El sacerdote mira al cielo, mientras sostiene un cáliz dorado donde se posa una paloma blanca. De fondo, unos racimos de peras y de tomates, bien colorados y redondos, forman un marco natural a la imagen. Más abajo, unos ángeles sostienen un pergamino que anuncia el nombre de la obra: Peperino Superestar. Fue el propio Alberti quien se ocupó del arte del cartel. Compró los tomates y las peras y armó todo. «Cuando terminé, me llevé los tomates a casa y, como me habían costado 100 pesos, pensé que algo había que hacer con ellos. Entonces se me ocurrió preparar esa salsa artesanal que siempre quise. Así que la primera tanda fue elaborada con los tomates que se usaron en esa gráfica».

–¿Dé dónde viene tu interés por la gastronomía?
–Siempre me interesó; me gusta comer y me gusta la cocina. En mi casa cocino todos los días. Y lo de la salsa es una idea que tenía desde hace 15 años y ahora la concreté. Empecé a hacerla en forma casera, la vendía en un lugar en Palermo y, en seis meses, logré que alguien se interesara: ahora la están elaborando en Mendoza. En unos días va a estar lista la producción. La idea es venderla en todo el país. Es una salsa de tomate Peperino Pómoro lista para usar. Y está sarpada: es muy buena.
–También sos artista plástico.
–Eso ya sería mucho decir, pero sí, es verdad que me gusta la plástica y hago esculturas. Trabajo con el material que encuentro: madera, piedra, piolines, hago ensambles. No gasto en materiales.
–Tenés dos hijos, ¿cómo vivís esa experiencia?

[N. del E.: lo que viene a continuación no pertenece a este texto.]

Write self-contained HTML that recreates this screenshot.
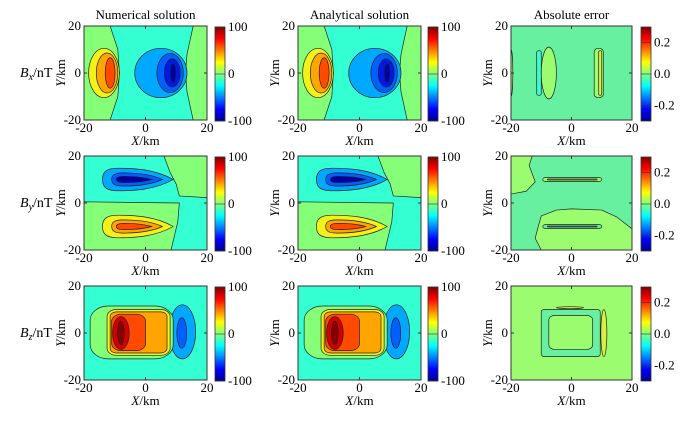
<!DOCTYPE html>
<html><head><meta charset="utf-8"><style>
html,body{margin:0;padding:0;background:#fff;}
svg, svg text, svg tspan{font-family:"Liberation Serif","Times New Roman",serif !important;}
</style></head><body>
<svg id="fig" width="688" height="416" viewBox="0 0 688 416" xmlns="http://www.w3.org/2000/svg" font-family="Liberation Serif, serif">
<defs>
<linearGradient id="jet" x1="0" y1="1" x2="0" y2="0">
<stop offset="0" stop-color="#00008f"/><stop offset="0.125" stop-color="#0000ff"/><stop offset="0.375" stop-color="#00ffff"/><stop offset="0.625" stop-color="#ffff00"/><stop offset="0.875" stop-color="#ff0000"/><stop offset="1" stop-color="#800000"/>
</linearGradient>
</defs>
</svg>
<script>
// panel layout
const colX=[84,298,511], colW=[123,123,121], rowY=[26,156,286], rowH=94, cbX=[215,428,641];
const titles=["Numerical solution","Analytical solution","Absolute error"];
const rowLabels=[["B","x"],["B","y"],["B","z"]];
const xTicks=[-20,0,20], yTicks=[-20,0,20];
const cbTicksField=[100,0,-100], cbRangeField=[-100,100];
const cbTicksErr=[0.2,0.0,-0.2], cbRangeErr=[-0.3,0.3];
const C={g:"#86ff78",c:"#33ffd2",y:"#f2f21a",o:"#ffa500",r:"#ff4a00",dr:"#d40000",k:"#8a0000",lb:"#00a8ff",b:"#0060ff",db:"#0018e8",n:"#0000a8",m:"#66f0a0",lg:"#9cfc70",yg:"#d8f040"};
// field shapes (data units)
const bxShapes=[
 {t:"bg",f:"c"},
 {t:"poly",f:"g",p:[[-20,20],[-11.5,20],[-9,10],[-8.5,0],[-9,-10],[-11.5,-20],[-20,-20]]},
 {t:"poly",f:"g",p:[[15.5,20],[20,20],[20,-20],[15.5,-20],[13.5,-8],[13,0],[13.5,8]]},
 {t:"ell",f:"y",cx:-13.5,cy:0,rx:5,ry:10.5},
 {t:"ell",f:"o",cx:-12.5,cy:0,rx:3.5,ry:8.5},
 {t:"ell",f:"r",cx:-11.5,cy:0,rx:1.6,ry:6.5},
 {t:"ell",f:"lb",cx:5,cy:0,rx:8.5,ry:10.5},
 {t:"ell",f:"b",cx:8,cy:0,rx:4.3,ry:8.3},
 {t:"ell",f:"db",cx:8.7,cy:0,rx:2.6,ry:6},
 {t:"ell",f:"n",cx:9,cy:0,rx:0.9,ry:4}
];
const byShapes=[
 {t:"bg",f:"c"},
 {t:"poly",f:"g",p:[[-20,0.5],[11,0],[10.5,-8],[8.3,-20],[-20,-20]]},
 {t:"poly",f:"g",p:[[6,20],[20,20],[20,2.3],[11,3],[10,8],[8,13]]},
 {t:"drop",f:"lb",x0:-14,x1:9,cy:10,ry:4.8},
 {t:"drop",f:"b",x0:-11,x1:5.5,cy:10,ry:2.8},
 {t:"drop",f:"n",x0:-9.5,x1:2,cy:10,ry:1.3},
 {t:"drop",f:"y",x0:-14,x1:9,cy:-10,ry:4.8},
 {t:"drop",f:"o",x0:-11,x1:5.5,cy:-10,ry:2.8},
 {t:"drop",f:"r",x0:-9.5,x1:2,cy:-10,ry:1.3}
];
const bzShapes=[
 {t:"bg",f:"c"},
 {t:"ell",f:"lb",cx:12,cy:0.5,rx:4.3,ry:11.5},
 {t:"ell",f:"b",cx:11.8,cy:0,rx:1.6,ry:6.5},
 {t:"rr",f:"g",x0:-18,x1:9,y0:-11,y1:11.5,r:6},
 {t:"rr",f:"y",x0:-12.5,x1:8,y0:-9.5,y1:10,r:3},
 {t:"rr",f:"o",x0:-11.5,x1:7,y0:-8.5,y1:9,r:2},
 {t:"rr",f:"r",x0:-11,x1:0,y0:-7.5,y1:8,r:3},
 {t:"ell",f:"dr",cx:-8,cy:0,rx:2.7,ry:7},
 {t:"ell",f:"k",cx:-8,cy:0,rx:1.1,ry:5}
];
const exShapes=[
 {t:"bg",f:"m"},
 {t:"ell",f:"lg",cx:-20,cy:0,rx:0.6,ry:10},
 {t:"rr",f:"c",x0:-11.5,x1:-10,y0:-9.5,y1:9.5,r:0.7},
 {t:"ell",f:"lg",cx:-7.5,cy:0,rx:2.5,ry:11},
 {t:"rr",f:"lg",x0:7.5,x1:10.5,y0:-10.5,y1:10.5,r:1.4},
 {t:"rr",f:"yg",x0:9,x1:10,y0:-9.5,y1:9.5,r:0.5}
];
const eyShapes=[
 {t:"bg",f:"m"},
 {t:"poly",f:"lg",p:[[-20,20],[-13,20],[-14,16],[-12,9],[-15,5],[-20,3.8]]},
 {t:"poly",f:"lg",p:[[-10,-5.5],[-5,-3],[0,-2.5],[10,-3],[15,-6],[20,-11],[20,-20],[-10,-20],[-12,-15],[-11,-10]]},
 {t:"rr",f:"lg",x0:-9.5,x1:10,y0:9.2,y1:10.8,r:0.8},
 {t:"rr",f:"yg",x0:-8,x1:8.5,y0:9.8,y1:10.2,r:0.2},
 {t:"rr",f:"m",x0:-9.5,x1:10,y0:-10.8,y1:-9.2,r:0.8},
 {t:"rr",f:"c",x0:-8,x1:8.5,y0:-10.2,y1:-9.8,r:0.2}
];
const ezShapes=[
 {t:"bg",f:"lg"},
 {t:"rr",f:"m",x0:-10,x1:9.5,y0:-10,y1:10,r:1},
 {t:"rr",f:"lg",x0:-7.5,x1:7,y0:-7,y1:7.5,r:2},
 {t:"ell",f:"yg",cx:10.7,cy:0,rx:1,ry:10},
 {t:"ell",f:"yg",cx:-0.5,cy:10.8,rx:4.5,ry:0.4}
];
const panels=[[bxShapes,bxShapes,exShapes],[byShapes,byShapes,eyShapes],[bzShapes,bzShapes,ezShapes]];

const svg=document.getElementById('fig');
const NS="http://www.w3.org/2000/svg";
const FF="Liberation Serif, serif";
function mk(tag,attrs,parent){const e=document.createElementNS(NS,tag);for(const k in attrs)e.setAttribute(k,attrs[k]);if(tag==='text')e.setAttribute('font-family',FF);(parent||svg).appendChild(e);return e;}

for(let r=0;r<3;r++)for(let c=0;c<3;c++){
 const x0=colX[c],w=colW[c],y0=rowY[r],h=rowH;
 const X=v=>x0+(v+20)/40*w, Y=v=>y0+(20-v)/40*h;
 const g=mk('g',{});
 
 
 const cp=mk('clipPath',{id:'cp'+r+c},g);mk('rect',{x:x0,y:y0,width:w,height:h},cp);
 const inner=mk('g',{'clip-path':'url(#cp'+r+c+')'},g);
 for(const s of panels[r][c]){
  let e;const st={fill:C[s.f],stroke:"#222","stroke-width":0.7};
  if(s.t==="bg"){e=mk('rect',{x:x0,y:y0,width:w,height:h,fill:C[s.f]},inner);}
  else if(s.t==="ell"){e=mk('ellipse',Object.assign({cx:X(s.cx),cy:Y(s.cy),rx:s.rx/40*w,ry:s.ry/40*h},st),inner);}
  else if(s.t==="rr"){e=mk('rect',Object.assign({x:X(s.x0),y:Y(s.y1),width:(s.x1-s.x0)/40*w,height:(s.y1-s.y0)/40*h,rx:s.r/40*w,ry:s.r/40*h},st),inner);}
  else if(s.t==="poly"){e=mk('polygon',Object.assign({points:s.p.map(q=>X(q[0])+','+Y(q[1])).join(' '),'stroke-linejoin':'round'},st),inner);}
  else if(s.t==="drop"){const L=s.x1-s.x0,cy=s.cy,ry=s.ry;const P=(a,b)=>X(a).toFixed(1)+','+Y(b).toFixed(1);
   const d='M'+P(s.x1,cy)+' C'+P(s.x1-0.25*L,cy+0.9*ry)+' '+P(s.x0+0.45*L,cy+ry)+' '+P(s.x0+0.22*L,cy+ry)+
   ' C'+P(s.x0+0.04*L,cy+ry)+' '+P(s.x0,cy+0.6*ry)+' '+P(s.x0,cy)+
   ' C'+P(s.x0,cy-0.6*ry)+' '+P(s.x0+0.04*L,cy-ry)+' '+P(s.x0+0.22*L,cy-ry)+
   ' C'+P(s.x0+0.45*L,cy-ry)+' '+P(s.x1-0.25*L,cy-0.9*ry)+' '+P(s.x1,cy)+'Z';
   e=mk('path',Object.assign({d:d},st),inner);}
  
  
 }
 const fr=mk('rect',{x:x0,y:y0,width:w,height:h,fill:'none',stroke:'#333','stroke-width':1},g);
 
 
 for(const t of xTicks){
  mk('line',{x1:X(t),x2:X(t),y1:y0+h,y2:y0+h-3,stroke:'#333'},g);mk('line',{x1:X(t),x2:X(t),y1:y0,y2:y0+3,stroke:'#333'},g);
  const tl=mk('text',{x:X(t),y:y0+h+12,'font-size':13,'text-anchor':'middle'},g);tl.textContent=(t<0?'-':'')+Math.abs(t);
  
  
 }
 for(const t of yTicks){
  mk('line',{x1:x0,x2:x0+3,y1:Y(t),y2:Y(t),stroke:'#333'},g);mk('line',{x1:x0+w,x2:x0+w-3,y1:Y(t),y2:Y(t),stroke:'#333'},g);
  const tl=mk('text',{x:x0-3,y:Y(t)+4,'font-size':13,'text-anchor':'end'},g);tl.textContent=(t<0?'-':'')+Math.abs(t);
  
  
 }
 const xl=mk('text',{x:x0+w/2,y:y0+h+25,'font-size':13,'text-anchor':'middle'},g);
 xl.innerHTML='<tspan font-style="italic">X</tspan>/km';
 
 
 const yl=mk('text',{x:0,y:0,'font-size':13,'text-anchor':'middle',transform:'translate('+(x0-19)+','+(y0+h/2)+') rotate(-90)'},g);
 yl.innerHTML='<tspan font-style="italic">Y</tspan>/km';
 
 
 const cb=mk('rect',{x:cbX[c],y:y0+1,width:10,height:h,fill:'url(#jet)',stroke:'#333','stroke-width':0.8},g);
 
 
 const ticks=c===2?cbTicksErr:cbTicksField, rng=c===2?cbRangeErr:cbRangeField;
 for(const t of ticks){
  const yy=y0+1+(rng[1]-t)/(rng[1]-rng[0])*h;
  mk('line',{x1:cbX[c],x2:cbX[c]+10,y1:yy,y2:yy,stroke:'#333','stroke-width':0.6},g);
  const tl=mk('text',{x:cbX[c]+13,y:yy+4,'font-size':13},g);
  tl.textContent=c===2?(t<0?'-':'')+Math.abs(t).toFixed(1):String(t);
  
  
 }
 if(r===0){const tt=mk('text',{x:x0+w/2,y:19,'font-size':13,'text-anchor':'middle'},g);tt.textContent=titles[c];
  
  }
 if(c===0){const rl=mk('text',{x:20,y:y0+h/2+4,'font-size':14},g);
  rl.innerHTML='<tspan font-style="italic">'+rowLabels[r][0]+'</tspan><tspan font-style="italic" font-size="10" dy="3">'+rowLabels[r][1]+'</tspan><tspan dy="-3">/nT</tspan>';
  
  }
}
</script>
</body></html>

–No sé cómo es ser padre todavía. Por suerte, es lindo. Creo que, como padre, uno trata de hacer lo mejor, pero siempre te podés equivocar. De todas maneras, mientras uno vaya mejorando la especie; es decir, mis padres fueron muy buenos, pero yo creo que soy mejor padre de lo que fueron conmigo. Y espero que mis hijos lo sean con sus hijos.
–¿Qué es lo más importante que les trasmitís?
–Debe haber muchas cosas que quizás se las trasmito sin saber. Esas deben ser las más importantes, las que no me planteo. Pero han visto todos mis procesos y mis estados: lo fundamental es que vean cómo es uno y el sacrificio que hace.
–De todas las actividades que realizás, ¿dónde encontrás más placer?
–En todas, porque por suerte me gusta todo lo que hago. Son cosas que elijo; me siento muy afortunado en ese sentido.